> **AIM**:
Write out the listing, please, but only from its first line through the line containing "import plotly.graph_objects as go", exactly as given and without pictures.

> **DATA PROVIDED**:
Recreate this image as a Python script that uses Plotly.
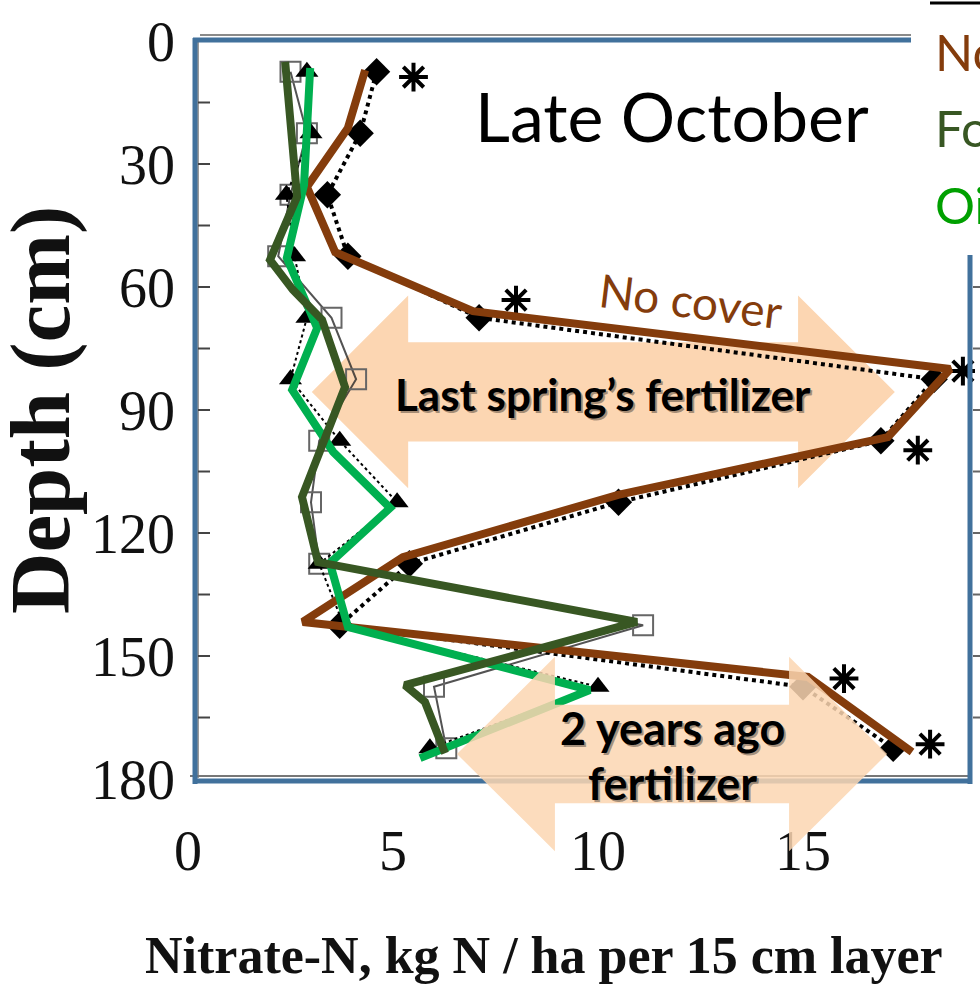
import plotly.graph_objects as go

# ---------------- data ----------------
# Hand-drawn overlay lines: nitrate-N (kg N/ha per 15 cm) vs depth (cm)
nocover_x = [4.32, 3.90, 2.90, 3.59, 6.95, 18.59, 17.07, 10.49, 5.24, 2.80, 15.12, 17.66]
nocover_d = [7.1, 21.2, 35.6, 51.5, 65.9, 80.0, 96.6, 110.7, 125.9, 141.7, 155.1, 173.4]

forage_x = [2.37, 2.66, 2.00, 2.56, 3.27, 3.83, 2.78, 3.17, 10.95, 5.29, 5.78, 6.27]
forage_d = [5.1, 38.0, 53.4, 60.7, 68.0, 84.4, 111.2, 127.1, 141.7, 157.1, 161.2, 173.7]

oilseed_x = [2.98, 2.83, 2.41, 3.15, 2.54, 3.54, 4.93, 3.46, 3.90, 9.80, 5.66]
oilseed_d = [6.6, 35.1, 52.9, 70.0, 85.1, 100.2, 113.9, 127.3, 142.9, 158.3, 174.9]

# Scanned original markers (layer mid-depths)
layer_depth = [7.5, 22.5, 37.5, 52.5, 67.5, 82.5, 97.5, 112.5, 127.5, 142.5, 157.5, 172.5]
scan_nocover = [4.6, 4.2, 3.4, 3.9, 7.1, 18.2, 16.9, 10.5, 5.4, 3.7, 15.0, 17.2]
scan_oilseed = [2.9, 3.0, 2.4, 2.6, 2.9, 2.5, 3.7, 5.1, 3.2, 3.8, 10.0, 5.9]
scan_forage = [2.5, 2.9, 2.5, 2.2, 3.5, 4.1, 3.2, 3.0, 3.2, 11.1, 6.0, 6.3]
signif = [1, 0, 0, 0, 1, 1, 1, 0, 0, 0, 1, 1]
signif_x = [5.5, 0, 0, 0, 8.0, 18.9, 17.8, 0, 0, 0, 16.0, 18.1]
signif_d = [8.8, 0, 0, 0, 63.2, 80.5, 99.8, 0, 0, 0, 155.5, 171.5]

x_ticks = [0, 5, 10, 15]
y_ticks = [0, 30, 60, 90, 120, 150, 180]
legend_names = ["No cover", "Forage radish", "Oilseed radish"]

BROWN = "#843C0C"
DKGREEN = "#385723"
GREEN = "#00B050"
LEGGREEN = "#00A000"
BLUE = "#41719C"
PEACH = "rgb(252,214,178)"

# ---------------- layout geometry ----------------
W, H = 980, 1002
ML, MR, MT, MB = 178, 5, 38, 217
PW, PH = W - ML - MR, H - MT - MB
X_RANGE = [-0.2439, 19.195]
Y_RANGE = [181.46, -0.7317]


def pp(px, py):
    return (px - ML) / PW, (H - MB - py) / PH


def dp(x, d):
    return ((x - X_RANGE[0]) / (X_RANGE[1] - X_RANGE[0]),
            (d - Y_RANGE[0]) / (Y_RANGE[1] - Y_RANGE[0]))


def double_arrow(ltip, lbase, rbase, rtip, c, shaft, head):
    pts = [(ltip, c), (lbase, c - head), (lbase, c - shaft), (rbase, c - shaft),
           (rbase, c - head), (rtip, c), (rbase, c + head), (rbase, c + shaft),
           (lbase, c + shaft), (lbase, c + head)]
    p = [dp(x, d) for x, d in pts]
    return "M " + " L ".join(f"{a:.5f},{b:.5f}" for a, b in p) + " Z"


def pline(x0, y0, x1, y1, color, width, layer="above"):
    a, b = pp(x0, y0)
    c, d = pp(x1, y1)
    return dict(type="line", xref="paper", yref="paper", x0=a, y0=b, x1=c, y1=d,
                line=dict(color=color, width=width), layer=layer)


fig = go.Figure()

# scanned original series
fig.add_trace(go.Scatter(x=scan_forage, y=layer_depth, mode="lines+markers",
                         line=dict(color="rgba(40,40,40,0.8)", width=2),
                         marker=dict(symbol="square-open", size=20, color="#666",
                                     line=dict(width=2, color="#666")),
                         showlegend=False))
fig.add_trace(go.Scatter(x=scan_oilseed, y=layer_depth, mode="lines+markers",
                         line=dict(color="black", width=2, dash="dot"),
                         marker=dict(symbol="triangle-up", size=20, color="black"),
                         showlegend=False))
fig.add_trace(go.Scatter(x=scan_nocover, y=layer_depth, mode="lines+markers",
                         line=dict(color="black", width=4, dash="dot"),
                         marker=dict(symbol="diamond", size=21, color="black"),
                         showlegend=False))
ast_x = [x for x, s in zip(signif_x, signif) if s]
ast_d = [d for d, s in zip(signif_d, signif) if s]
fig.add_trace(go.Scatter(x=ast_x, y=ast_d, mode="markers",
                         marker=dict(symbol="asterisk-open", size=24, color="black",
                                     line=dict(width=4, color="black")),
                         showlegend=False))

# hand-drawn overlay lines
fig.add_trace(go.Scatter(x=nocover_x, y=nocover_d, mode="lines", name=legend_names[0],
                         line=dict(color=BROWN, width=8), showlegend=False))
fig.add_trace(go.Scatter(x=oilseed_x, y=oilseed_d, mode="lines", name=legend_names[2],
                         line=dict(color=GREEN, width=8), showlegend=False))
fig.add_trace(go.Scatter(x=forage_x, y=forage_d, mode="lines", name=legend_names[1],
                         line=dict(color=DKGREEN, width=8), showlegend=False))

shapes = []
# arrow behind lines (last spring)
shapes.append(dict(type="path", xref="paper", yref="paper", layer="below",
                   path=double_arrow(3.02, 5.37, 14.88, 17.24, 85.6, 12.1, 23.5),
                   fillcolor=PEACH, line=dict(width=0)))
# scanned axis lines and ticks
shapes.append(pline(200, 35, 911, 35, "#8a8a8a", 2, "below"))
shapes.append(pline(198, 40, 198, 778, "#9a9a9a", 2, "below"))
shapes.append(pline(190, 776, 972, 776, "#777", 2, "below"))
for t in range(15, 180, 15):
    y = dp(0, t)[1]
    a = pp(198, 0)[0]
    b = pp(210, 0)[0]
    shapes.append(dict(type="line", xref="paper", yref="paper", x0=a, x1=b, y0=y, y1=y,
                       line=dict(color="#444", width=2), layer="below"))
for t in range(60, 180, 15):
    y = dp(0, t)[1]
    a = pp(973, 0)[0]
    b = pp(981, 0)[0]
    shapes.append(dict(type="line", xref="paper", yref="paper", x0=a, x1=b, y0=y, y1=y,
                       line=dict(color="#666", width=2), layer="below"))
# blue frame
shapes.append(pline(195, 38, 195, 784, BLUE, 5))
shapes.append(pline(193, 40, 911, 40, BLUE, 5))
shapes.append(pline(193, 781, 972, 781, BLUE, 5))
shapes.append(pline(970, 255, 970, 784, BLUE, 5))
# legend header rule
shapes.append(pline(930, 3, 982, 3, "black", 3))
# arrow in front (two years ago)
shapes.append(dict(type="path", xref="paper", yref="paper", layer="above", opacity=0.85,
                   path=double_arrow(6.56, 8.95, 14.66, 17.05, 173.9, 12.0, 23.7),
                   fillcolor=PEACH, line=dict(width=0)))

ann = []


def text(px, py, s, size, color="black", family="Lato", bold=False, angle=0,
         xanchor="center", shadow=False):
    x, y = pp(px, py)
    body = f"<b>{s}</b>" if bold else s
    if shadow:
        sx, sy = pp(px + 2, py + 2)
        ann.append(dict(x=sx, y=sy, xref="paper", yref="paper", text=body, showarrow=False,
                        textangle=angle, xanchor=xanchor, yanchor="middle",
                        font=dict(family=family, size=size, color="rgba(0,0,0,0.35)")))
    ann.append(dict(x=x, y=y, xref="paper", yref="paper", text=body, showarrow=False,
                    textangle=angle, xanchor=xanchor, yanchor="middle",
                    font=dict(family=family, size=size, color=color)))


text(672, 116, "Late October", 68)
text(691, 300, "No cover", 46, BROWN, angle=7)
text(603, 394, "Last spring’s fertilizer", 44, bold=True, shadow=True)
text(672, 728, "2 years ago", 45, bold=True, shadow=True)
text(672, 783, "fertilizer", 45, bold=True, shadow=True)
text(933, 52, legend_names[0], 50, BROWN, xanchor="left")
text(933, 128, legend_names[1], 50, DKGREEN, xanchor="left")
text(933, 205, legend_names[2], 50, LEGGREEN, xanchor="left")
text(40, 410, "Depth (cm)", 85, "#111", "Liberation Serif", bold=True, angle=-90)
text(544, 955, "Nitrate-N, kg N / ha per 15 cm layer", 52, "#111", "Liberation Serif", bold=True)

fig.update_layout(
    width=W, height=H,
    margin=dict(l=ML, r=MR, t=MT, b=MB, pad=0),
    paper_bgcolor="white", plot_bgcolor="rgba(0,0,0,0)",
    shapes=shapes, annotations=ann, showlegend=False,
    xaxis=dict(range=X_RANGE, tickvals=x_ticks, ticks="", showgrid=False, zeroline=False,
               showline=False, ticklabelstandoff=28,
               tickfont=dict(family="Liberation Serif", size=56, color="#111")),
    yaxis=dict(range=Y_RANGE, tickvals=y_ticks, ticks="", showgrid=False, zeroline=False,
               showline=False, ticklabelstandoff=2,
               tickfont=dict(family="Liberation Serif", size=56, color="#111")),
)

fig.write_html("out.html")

> **REPLY TO THE EXERCISE**:
Recreate this image as a Python script that uses Plotly.
import plotly.graph_objects as go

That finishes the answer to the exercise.